The event will take place on Wednesday, Aug. 17 from 5 p.m. to 7 p.m. at the Center as part of the University’s Weeks of Welcome. Students will be able to enjoy dinner and entertainment from a Native music artist as they celebrate and have the opportunity to meet the new AIC director, Danielle Hiraldo.  

“This is an opportunity for us to celebrate our Indigenous contributions, and the contributions to come for our students, our faculty and staff, and then to welcome our friends and community members to this new year at Chapel Hill,” Hiraldo said. 

A member of the Lumbee tribe of North Carolina, Hiraldo began serving as director in July. After the slower summer months, she said that she is looking forward to students returning to campus next week.  

“When the students are back, and faculty and staff are going, there's just a different energy that you can find," Hiraldo said. "There is a lot of excitement on campus for what the new year will bring, and I’m excited to see that and I'm excited to see what our native student leaders will do this year.” 

The extravaganza typically features live performances by a "Next Generation Artist" through the Music Maker Foundation. This year, southeastern N.C. native Lakota John will perform. 

John is a member of the Lumbee tribe of North Carolina who combines blues music with traditional indigenous music and instruments. The Center found it important to feature a local Indigenous artist, Hiraldo said. 

The extravaganza will be held directly in front of the Center and will be open to students and the public, including local American Indians. 

Zianne Richardson, a member of the Haliwa-Saponi and Nansemond tribes and president of the Carolina Indian Circle, said the extravaganza is meant to be inclusive. 

“It’s open to the public, anybody can come — native and non-native alike," she said. "And it's just a moment for the AIC to bring us all together right at the beginning of the year, especially when we have new students coming in.” 

At the event, American Indian student groups such as the Carolina Indian Circle and the First Nations Graduate Circle provide information about their organizations to prospective students. 

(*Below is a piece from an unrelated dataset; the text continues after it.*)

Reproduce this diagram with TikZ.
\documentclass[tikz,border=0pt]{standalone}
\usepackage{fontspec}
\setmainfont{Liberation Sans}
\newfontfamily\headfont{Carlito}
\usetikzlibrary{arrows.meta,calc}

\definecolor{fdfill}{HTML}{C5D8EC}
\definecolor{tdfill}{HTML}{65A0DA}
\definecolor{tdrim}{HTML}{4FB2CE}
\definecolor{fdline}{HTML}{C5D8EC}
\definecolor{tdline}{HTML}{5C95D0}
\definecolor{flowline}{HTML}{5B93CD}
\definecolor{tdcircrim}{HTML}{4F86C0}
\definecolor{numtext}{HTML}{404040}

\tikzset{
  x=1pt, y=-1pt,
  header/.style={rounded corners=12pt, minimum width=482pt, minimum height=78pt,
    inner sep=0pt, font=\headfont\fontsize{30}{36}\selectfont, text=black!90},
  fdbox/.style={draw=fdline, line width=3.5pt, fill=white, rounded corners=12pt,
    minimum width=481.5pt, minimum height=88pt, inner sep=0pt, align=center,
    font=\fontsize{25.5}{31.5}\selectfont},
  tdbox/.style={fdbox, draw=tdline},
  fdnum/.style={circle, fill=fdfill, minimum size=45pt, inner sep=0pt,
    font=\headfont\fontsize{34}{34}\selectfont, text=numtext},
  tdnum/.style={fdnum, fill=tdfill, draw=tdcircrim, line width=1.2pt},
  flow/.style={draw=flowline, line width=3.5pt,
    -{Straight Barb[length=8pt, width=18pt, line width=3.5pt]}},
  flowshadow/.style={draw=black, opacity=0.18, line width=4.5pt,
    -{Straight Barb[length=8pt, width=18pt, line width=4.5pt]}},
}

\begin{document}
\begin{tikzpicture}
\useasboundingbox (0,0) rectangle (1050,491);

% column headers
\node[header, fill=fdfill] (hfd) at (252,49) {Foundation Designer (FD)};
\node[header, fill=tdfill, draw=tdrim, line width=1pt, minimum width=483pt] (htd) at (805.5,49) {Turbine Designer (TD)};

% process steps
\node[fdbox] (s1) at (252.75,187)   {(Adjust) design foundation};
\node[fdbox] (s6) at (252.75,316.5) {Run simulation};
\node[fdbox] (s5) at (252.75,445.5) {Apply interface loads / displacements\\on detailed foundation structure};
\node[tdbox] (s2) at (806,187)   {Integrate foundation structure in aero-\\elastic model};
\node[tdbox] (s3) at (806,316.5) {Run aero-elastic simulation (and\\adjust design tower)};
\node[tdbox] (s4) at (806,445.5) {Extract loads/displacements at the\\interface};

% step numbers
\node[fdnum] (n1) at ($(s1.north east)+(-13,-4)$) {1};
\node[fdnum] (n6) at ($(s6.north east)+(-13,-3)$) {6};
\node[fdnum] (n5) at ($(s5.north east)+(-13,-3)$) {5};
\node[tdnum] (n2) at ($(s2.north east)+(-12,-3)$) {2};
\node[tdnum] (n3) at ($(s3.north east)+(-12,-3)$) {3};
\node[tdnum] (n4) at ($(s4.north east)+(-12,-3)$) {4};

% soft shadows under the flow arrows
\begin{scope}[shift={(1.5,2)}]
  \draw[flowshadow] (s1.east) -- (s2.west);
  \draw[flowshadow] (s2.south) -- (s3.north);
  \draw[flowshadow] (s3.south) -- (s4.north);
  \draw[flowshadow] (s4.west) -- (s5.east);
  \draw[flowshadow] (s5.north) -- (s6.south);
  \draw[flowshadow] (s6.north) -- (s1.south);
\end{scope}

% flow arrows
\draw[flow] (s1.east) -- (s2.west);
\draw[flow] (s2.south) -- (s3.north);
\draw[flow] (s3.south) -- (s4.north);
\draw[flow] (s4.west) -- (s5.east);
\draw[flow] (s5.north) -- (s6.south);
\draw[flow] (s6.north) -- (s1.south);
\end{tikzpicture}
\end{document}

“It's just an opportunity for those new students to see how many people are here to support them and where we are across campus,”  said FNGC President Marissa Carmi, a member of the Oneida Nation of Wisconsin.

Representatives will also be available from various departments across campus, including the American Indian and Indigenous Studies program and the Center for Student Success. 

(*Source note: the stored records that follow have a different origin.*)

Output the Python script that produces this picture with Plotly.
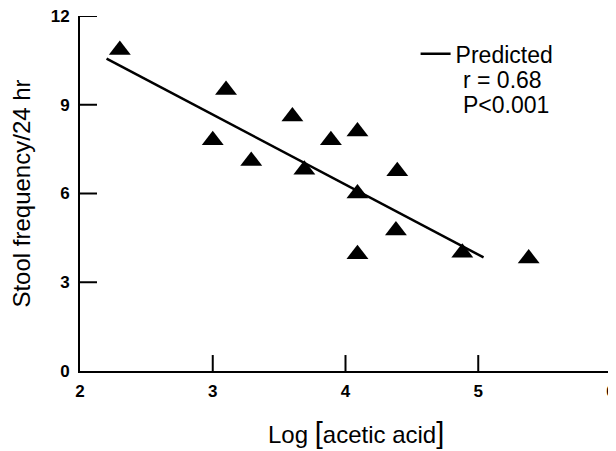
import plotly.graph_objects as go

# Observed data: log[acetic acid] vs stool frequency per 24 hr
log_acetic = [2.30, 3.10, 3.00, 3.29, 3.60, 3.69, 3.89, 4.09, 4.09, 4.39, 4.38, 4.09, 4.88, 5.38]
stool_freq = [10.85, 9.5, 7.8, 7.1, 8.6, 6.8, 7.8, 8.1, 6.0, 6.75, 4.75, 3.95, 4.0, 3.8]

# Predicted regression line end points
pred_x = [2.20, 5.04]
pred_y = [10.56, 3.84]

x_ticks = [2, 3, 4, 5, 6]
y_ticks = [0, 3, 6, 9, 12]
x_range = [2, 6]
y_range = [0, 12]

# inward tick lengths, in axis units (about 16-17 px)
X_TICK_LEN = 0.54   # y-units
Y_TICK_LEN = 0.128  # x-units

FONT = "Liberation Sans, Arial, Helvetica, sans-serif"

fig = go.Figure()

# inward tick marks as line segments
tx, ty = [], []
for v in x_ticks[1:]:
    tx += [v, v, None]
    ty += [y_range[0], y_range[0] + X_TICK_LEN, None]
for v in y_ticks[1:]:
    tx += [x_range[0], x_range[0] + Y_TICK_LEN, None]
    ty += [v, v, None]
fig.add_trace(go.Scatter(
    x=tx, y=ty, mode="lines", showlegend=False, hoverinfo="skip",
    line=dict(color="black", width=2), cliponaxis=False,
))

fig.add_trace(go.Scatter(
    x=pred_x, y=pred_y, mode="lines", name="Predicted",
    line=dict(color="black", width=2.5), showlegend=True,
))
fig.add_trace(go.Scatter(
    x=log_acetic, y=stool_freq, mode="markers", showlegend=False,
    marker=dict(symbol="triangle-up", size=19, color="black", line=dict(width=0)),
))

fig.update_layout(
    width=616, height=451,
    margin=dict(l=72, r=13, t=8, b=88, autoexpand=False),
    plot_bgcolor="white", paper_bgcolor="white",
    font=dict(family=FONT, color="black"),
    showlegend=True,
    legend=dict(
        x=0.632, y=0.954, xanchor="left", yanchor="top",
        bgcolor="rgba(0,0,0,0)", font=dict(size=23, family=FONT),
        itemwidth=30, tracegroupgap=0,
    ),
    annotations=[
        dict(text="r = 0.68", xref="paper", yref="paper", x=0.717, y=0.82,
             xanchor="left", yanchor="middle", showarrow=False,
             font=dict(size=23, family=FONT)),
        dict(text="P<0.001", xref="paper", yref="paper", x=0.717, y=0.749,
             xanchor="left", yanchor="middle", showarrow=False,
             font=dict(size=23, family=FONT)),
        dict(text="Log <span style='font-size:29px'>[</span>acetic acid<span style='font-size:29px'>]</span>",
             xref="paper", yref="paper", x=0.52, y=-0.174,
             xanchor="center", yanchor="middle", showarrow=False,
             font=dict(size=24, family=FONT)),
    ],
)

fig.update_xaxes(
    range=x_range, tickvals=x_ticks, ticktext=[f"<b>{v}</b>" for v in x_ticks],
    showline=True, linecolor="black", linewidth=2, mirror=False,
    ticks="", showgrid=False, zeroline=False, automargin=False,
    tickfont=dict(size=17, family=FONT), ticklabelstandoff=4,
    ticklabeloverflow="allow",
)
fig.update_yaxes(
    range=y_range, tickvals=y_ticks, ticktext=[f"<b>{v}</b>" for v in y_ticks],
    showline=True, linecolor="black", linewidth=2, mirror=False,
    ticks="", showgrid=False, zeroline=False, automargin=False,
    tickfont=dict(size=17, family=FONT), ticklabelstandoff=5,
    ticklabeloverflow="allow",
    title=dict(text="Stool frequency/24 hr", font=dict(size=24, family=FONT), standoff=16),
)

fig.write_html("out.html")
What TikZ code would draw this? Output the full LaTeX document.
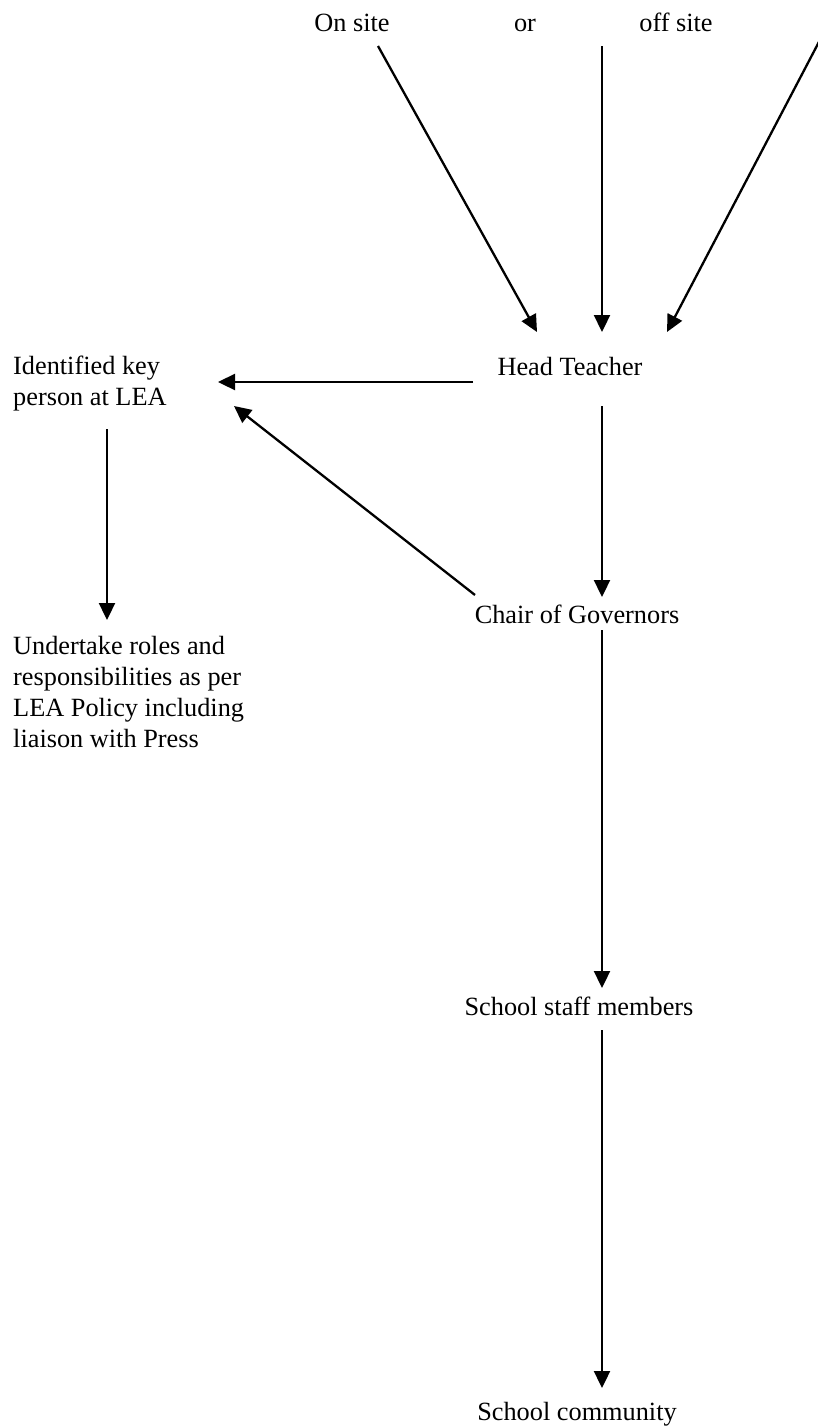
\documentclass[tikz,border=0pt]{standalone}
\usepackage{fontspec}
\setmainfont{Liberation Serif}
\usetikzlibrary{arrows.meta}
\tikzset{
  label/.style={inner sep=0pt, font=\fontsize{26.3}{30.7}\selectfont},
  flow/.style={line width=2.3pt, -{Triangle[length=17pt,width=16pt]}}
}
\begin{document}
\begin{tikzpicture}[x=1pt, y=-1pt]
  \useasboundingbox (0,0) rectangle (818,1427);

  % texts
  \node[label, anchor=base] (onsite) at (352,31) {On site};
  \node[label, anchor=base] (or) at (525,31) {or};
  \node[label, anchor=base] (offsite) at (676,31) {off site};
  \node[label, anchor=base] (head) at (570,375) {Head Teacher};
  \node[label, anchor=base west, align=left] (lea) at (13,405) {Identified key\\person at LEA};
  \node[label, anchor=base west, align=left] (task) at (13,747)
    {Undertake roles and\\responsibilities as per\\LEA Policy including\\liaison with Press};
  \node[label, anchor=base] (chair) at (577,623) {Chair of Governors};
  \node[label, anchor=base] (staff) at (579,1015) {School staff members};
  \node[label, anchor=base] (community) at (577,1420) {School community};

  % connector ends
  \coordinate (onsite-out) at (378,46);
  \coordinate (or-out) at (602,46);
  \coordinate (offsite-out) at (821,38);
  \coordinate (head-in-l) at (537,332);
  \coordinate (head-in-m) at (602,332);
  \coordinate (head-in-r) at (667,332);
  \coordinate (head-out-w) at (473,382);
  \coordinate (head-out-s) at (602,406);
  \coordinate (lea-in-e) at (218,382);
  \coordinate (lea-in-se) at (234,406);
  \coordinate (lea-out-s) at (107,429);
  \coordinate (task-in) at (107,620);
  \coordinate (chair-in) at (602,597);
  \coordinate (chair-out-nw) at (475,595);
  \coordinate (chair-out-s) at (602,630);
  \coordinate (staff-in) at (602,988);
  \coordinate (staff-out) at (602,1030);
  \coordinate (community-in) at (602,1388);

  % connectors
  \draw[flow] (onsite-out) -- (head-in-l);
  \draw[flow] (or-out) -- (head-in-m);
  \draw[flow] (offsite-out) -- (head-in-r);
  \draw[flow] (head-out-w) -- (lea-in-e);
  \draw[flow] (lea-out-s) -- (task-in);
  \draw[flow] (chair-out-nw) -- (lea-in-se);
  \draw[flow] (head-out-s) -- (chair-in);
  \draw[flow] (chair-out-s) -- (staff-in);
  \draw[flow] (staff-out) -- (community-in);
\end{tikzpicture}
\end{document}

Hiraldo explained the importance of not only recognizing the historical contributions of indigenous peoples in the state, but also recognizing the current contributions on campus and across North Carolina. 

“It's important to recognize that Indigenous peoples have a rich history in the state, but they also continue that legacy today," she said. 

The Welcome Extravaganza provides many current and first-year students with a place to reunite with friends and meet staff at the AIC. Tia Hunt, the Political Action Chair for the CIC and a member of the Lumbee tribe recounted the emotions she had when attending the event as a first-year student. 

“I was very excited for it,"  she said. "It was one of the first events I went to by myself and I'm really glad I did because I met so many of my close friends on campus."